Answer: Supervised learning is a type of machine learning where the algorithm is trained on a labeled dataset. This means that for each piece of data in the dataset, the correct output (label) is known. The goal of supervised learning is to build a model that can make predictions or decisions based on new, unseen data by learning the mappings between inputs and outputs from the training data.

Key Points:
- Labeled Data: The training set consists of input-output pairs.
- Learning Task: The algorithm learns a function that maps inputs to desired outputs.
- Prediction: The trained model is used to predict the output for new inputs.

Example:

// Example of supervised learning: Linear Regression for housing price prediction
public class LinearRegression
{
    public double Intercept { get; set; }
    public double Slope { get; set; }

    // Method to train the model with input features (house sizes) and target values (house prices)
    public void Train(double[] sizes, double[] prices)
    {
        // Simple linear regression algorithm implementation to calculate Slope and Intercept
        // This is a placeholder for the actual training logic
    }

    // Method to predict the price of a house given its size
    public double Predict(double size)
    {
        return Intercept + Slope * size; // y = mx + b
    }
}

2. Can you explain the difference between classification and regression in supervised learning?

Answer: In supervised learning, classification and regression are two types of tasks that differ based on the output variable.
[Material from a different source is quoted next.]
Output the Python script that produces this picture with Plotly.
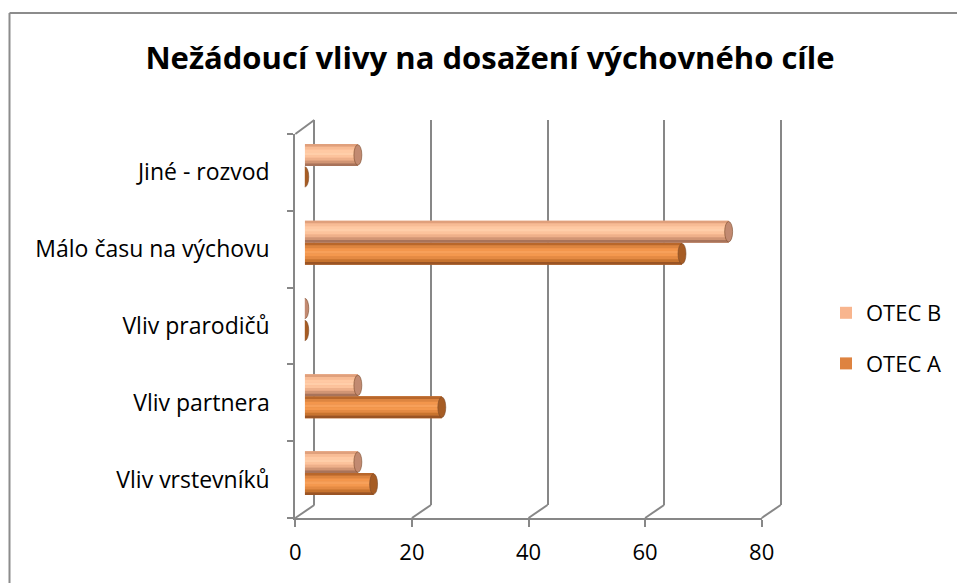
import plotly.graph_objects as go

# ---------------- data ----------------
categories = ["Vliv vrstevníků", "Vliv partnera", "Vliv prarodičů",
              "Málo času na výchovu", "Jiné - rozvod"]
otec_a = [11.8, 23.5, 0, 64.7, 0]
otec_b = [9.1, 9.1, 0, 72.7, 9.1]
x_ticks = [0, 20, 40, 60, 80]
title_text = "Nežádoucí vlivy na dosažení výchovného cíle"

# ---------------- geometry helpers (pixel layout) ----------------
W, H = 957, 583
def px(x):
    return x / W
def py(y):
    return 1 - y / H

FONT = "'Open Sans', 'Noto Sans', sans-serif"
GRID = "#878787"

# front face of the 3D box
FX0, FX1 = 295.3, 761.7        # value 0 / 80 on the front axis
FY_TOP, FY_BOT = 134, 518
# back wall
DX, DY = 19, -13
# bars at mid depth
MX, MY = 9.5, -6.5

n = len(categories)
bar_w = 0.286

fig = go.Figure()

# subplot 1 (x, y): back wall gridlines
fig.add_trace(go.Scatter(x=[0], y=[0], mode="markers", marker=dict(opacity=0),
                         showlegend=False, hoverinfo="skip", xaxis="x", yaxis="y"))

# subplot 2 (x2, y2): bars
fig.add_trace(go.Bar(y=list(range(n)), x=otec_a, orientation="h", name="OTEC A",
                     marker=dict(color="#DE8340", line=dict(width=0)),
                     legendgroup="a", legendrank=2, xaxis="x2", yaxis="y2", width=bar_w,
                     offset=-bar_w))
fig.add_trace(go.Bar(y=list(range(n)), x=otec_b, orientation="h", name="OTEC B",
                     marker=dict(color="#F8B58E", line=dict(width=0)),
                     legendgroup="b", legendrank=1, xaxis="x2", yaxis="y2", width=bar_w,
                     offset=0))

# subplot 3 (x3, y3): front axes
fig.add_trace(go.Scatter(x=[0], y=[0], mode="markers", marker=dict(opacity=0),
                         showlegend=False, hoverinfo="skip", xaxis="x3", yaxis="y3"))

shapes = []

# cylinder shading strips + end caps, drawn in the bars' data coordinates
grad_a = ["#B8672B", "#DD8540", "#F3964C", "#F7A05A", "#F4984E", "#E48A43", "#C8742F", "#9A5424"]
grad_b = ["#E0A07C", "#F8BC95", "#FFC9A3", "#FFCEA9", "#FCC39C", "#EEB08A", "#D19574", "#A8735A"]
cap_a, cap_b = "#A65C24", "#C28A71"
cap_half = 0.68
for vals, grad, cap, y0off in [(otec_a, grad_a, cap_a, -bar_w), (otec_b, grad_b, cap_b, 0.0)]:
    ns = len(grad)
    for i, v in enumerate(vals):
        ylo = i + y0off
        if v > 0:
            for k, c in enumerate(grad):
                shapes.append(dict(type="rect", xref="x2", yref="y2",
                                   x0=0, x1=v,
                                   y0=ylo + bar_w * (ns - 1 - k) / ns,
                                   y1=ylo + bar_w * (ns - k) / ns,
                                   fillcolor=c, line=dict(width=0), layer="above"))
        shapes.append(dict(type="circle", xref="x2", yref="y2",
                           x0=v - cap_half, x1=v + cap_half,
                           y0=ylo + 0.01, y1=ylo + bar_w - 0.01,
                           fillcolor=cap, line=dict(width=0.6, color="#7A4A2A"),
                           layer="above"))

# floor / side-wall connectors of the 3D box
scale = (FX1 - FX0) / (x_ticks[-1] - x_ticks[0])
for t in x_ticks:
    fx = FX0 + (t - x_ticks[0]) * scale
    shapes.append(dict(type="line", xref="paper", yref="paper",
                       x0=px(fx), y0=py(FY_BOT), x1=px(fx + DX), y1=py(FY_BOT + DY),
                       line=dict(color=GRID, width=2), layer="below"))
shapes.append(dict(type="line", xref="paper", yref="paper",
                   x0=px(FX0), y0=py(FY_TOP), x1=px(FX0 + DX), y1=py(FY_TOP + DY - 1),
                   line=dict(color=GRID, width=2), layer="below"))

# outer chart frame (left and top edges visible)
shapes.append(dict(type="line", xref="paper", yref="paper",
                   x0=px(9.5), y0=0, x1=px(9.5), y1=py(13),
                   line=dict(color="#8C8C8C", width=2), layer="below"))
shapes.append(dict(type="line", xref="paper", yref="paper",
                   x0=px(9.5), y0=py(13), x1=1, y1=py(13),
                   line=dict(color="#8C8C8C", width=2), layer="below"))

# back wall axis (slightly padded so edge gridlines are drawn)
pad_px = 2
bx0, bx1 = FX0 + DX - pad_px, FX1 + DX + pad_px
pad_v = pad_px / scale

layout = dict(
    width=W, height=H, autosize=False,
    margin=dict(l=0, r=0, t=0, b=0, pad=0, autoexpand=False),
    paper_bgcolor="white", plot_bgcolor="rgba(0,0,0,0)",
    font=dict(family=FONT, color="#000000", size=20),
    title=dict(text="<b>" + title_text + "</b>", x=px(490), xanchor="center",
               y=py(58), yanchor="middle", font=dict(family=FONT, size=31, color="#000")),
    showlegend=True,
    legend=dict(x=px(826), y=py(292), xanchor="left", yanchor="top",
                traceorder="grouped", tracegroupgap=19,
                font=dict(size=22, family=FONT), bgcolor="rgba(0,0,0,0)",
                itemsizing="constant"),
    barmode="overlay",
    xaxis=dict(domain=[px(bx0), px(bx1)], range=[x_ticks[0] - pad_v, x_ticks[-1] + pad_v],
               tickvals=x_ticks, showticklabels=False, ticks="",
               showgrid=True, gridcolor=GRID, gridwidth=2,
               zeroline=True, zerolinecolor=GRID, zerolinewidth=2,
               showline=False, anchor="y", fixedrange=True, automargin=False),
    yaxis=dict(domain=[py(FY_BOT + DY), py(FY_TOP + DY - 1)], range=[0, 1],
               visible=False, anchor="x", fixedrange=True, automargin=False),
    xaxis2=dict(domain=[px(FX0 + MX), px(FX1 + MX)], range=[x_ticks[0], x_ticks[-1]],
                visible=False, anchor="y2", fixedrange=True, automargin=False),
    yaxis2=dict(domain=[py(FY_BOT + MY), py(FY_TOP + MY)], range=[-0.5, n - 0.5],
                visible=False, anchor="x2", fixedrange=True, automargin=False),
    xaxis3=dict(domain=[px(FX0), px(FX1)], range=[x_ticks[0], x_ticks[-1]],
                tickvals=x_ticks, ticks="outside", ticklen=7, tickwidth=2, tickcolor=GRID,
                ticklabelstandoff=7,
                showline=True, linecolor=GRID, linewidth=2, showgrid=False, zeroline=False,
                tickfont=dict(size=22, family=FONT), anchor="y3", fixedrange=True,
                automargin=False),
    yaxis3=dict(domain=[py(FY_BOT), py(FY_TOP)], range=[-0.5, n - 0.5],
                tickvals=list(range(n)), ticktext=categories, ticks="",
                ticklabelstandoff=19,
                minor=dict(ticks="outside", tickmode="array",
                           tickvals=[i - 0.5 for i in range(n + 1)],
                           ticklen=6, tickwidth=2, tickcolor=GRID),
                showline=True, linecolor=GRID, linewidth=2, showgrid=False, zeroline=False,
                tickfont=dict(size=23, family=FONT), anchor="x3", fixedrange=True,
                automargin=False),
    shapes=shapes,
)
fig.update_layout(**layout)
fig.write_html(
    "out.html",
    config={"displayModeBar": False},
    post_script="document.documentElement.style.margin='0';"
                "document.documentElement.style.overflow='hidden';"
                "document.body.style.margin='0';document.body.style.overflow='hidden';",
)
Classification is used when the output variable is a category, such as "spam" or "not spam" in email filtering, or "cat" and "dog" in image recognition. The model is trained to classify input data into predefined categories.
Regression is used when the output variable is a real or continuous value, like predicting the price of a house or the temperature for the next day. The model is trained to predict a quantitative output.

Key Points:
- Output Type: Classification deals with discrete labels, while regression deals with continuous values.
- Use Cases: Classification is used for tasks that require discrete categorization, whereas regression is used for predicting numerical values.
- Evaluation Metrics: Different metrics are used to evaluate classification (e.g., accuracy, precision, recall) and regression models (e.g., mean squared error, root mean squared error).

Example:

// Example showing a simple binary classification
public class SimpleClassifier
{
    // Method to classify if a number is positive or negative
    public string Classify(int number)
    {
        return number >= 0 ? "Positive" : "Negative";
    }
}

3. How does a decision tree algorithm work in supervised learning?

Answer: A decision tree algorithm creates a model that predicts the value of a target variable based on several input variables. It is a tree-structured classifier, where internal nodes represent the features of a dataset, branches represent decision rules, and each leaf node represents an outcome.

Key Points:
- Splitting Criteria: Decision trees use metrics like Gini impurity or information gain to split the data at each node.
- Recursive Partitioning: The process of splitting the dataset is repeated recursively until a stopping criterion is met (e.g., when a node reaches a maximum specified depth).
- Prediction: To make a prediction for a new instance, the instance is passed down the tree based on the decision rules until it reaches a leaf node.

Example:

// Simplified example of a decision structure in a decision tree for classifying an email as spam or not
public class DecisionTreeExample
{
    // Method to decide if an email is spam based on the presence of certain keywords
    public bool IsSpam(string emailContent)
    {
        if (emailContent.Contains("free vacation"))
        {
            return true; // Spam
        }
        else if (emailContent.Contains("urgent matter"))
        {
            return true; // Spam
        }
        else
        {
            return false; // Not spam
        }
    }
}

4. Discuss the concept of overfitting and underfitting in supervised learning and how to address them.

Answer: Overfitting occurs when a model learns the detail and noise in the training data to the extent that it negatively impacts the performance of the model on new data. Underfitting occurs when a model is too simple to learn the underlying structure of the data.

Key Points:
- Overfitting: Too complex model leading to high variance.
- Underfitting: Too simple model leading to high bias.
- Addressing Strategies: Cross-validation, regularization, pruning decision trees, or using more data can help address these issues.

Example:

// Example showing the use of regularization to address overfitting
public class LinearRegressionWithRegularization
{
    public double[] Weights { get; set; }
    private double regularizationFactor;

    public LinearRegressionWithRegularization(double regularizationFactor)
    {
        this.regularizationFactor = regularizationFactor;
    }

    // Method to train the model with regularization
    public void Train(double[][] features, double[] targets)
    {
        // Placeholder for training logic including regularization to prevent overfitting
        // Regularization is applied by adding a penalty on the size of the weights
    }
}

This guide provides an overview and detailed exploration of supervised learning, from basic to advanced concepts, suitable for preparing for machine learning interviews.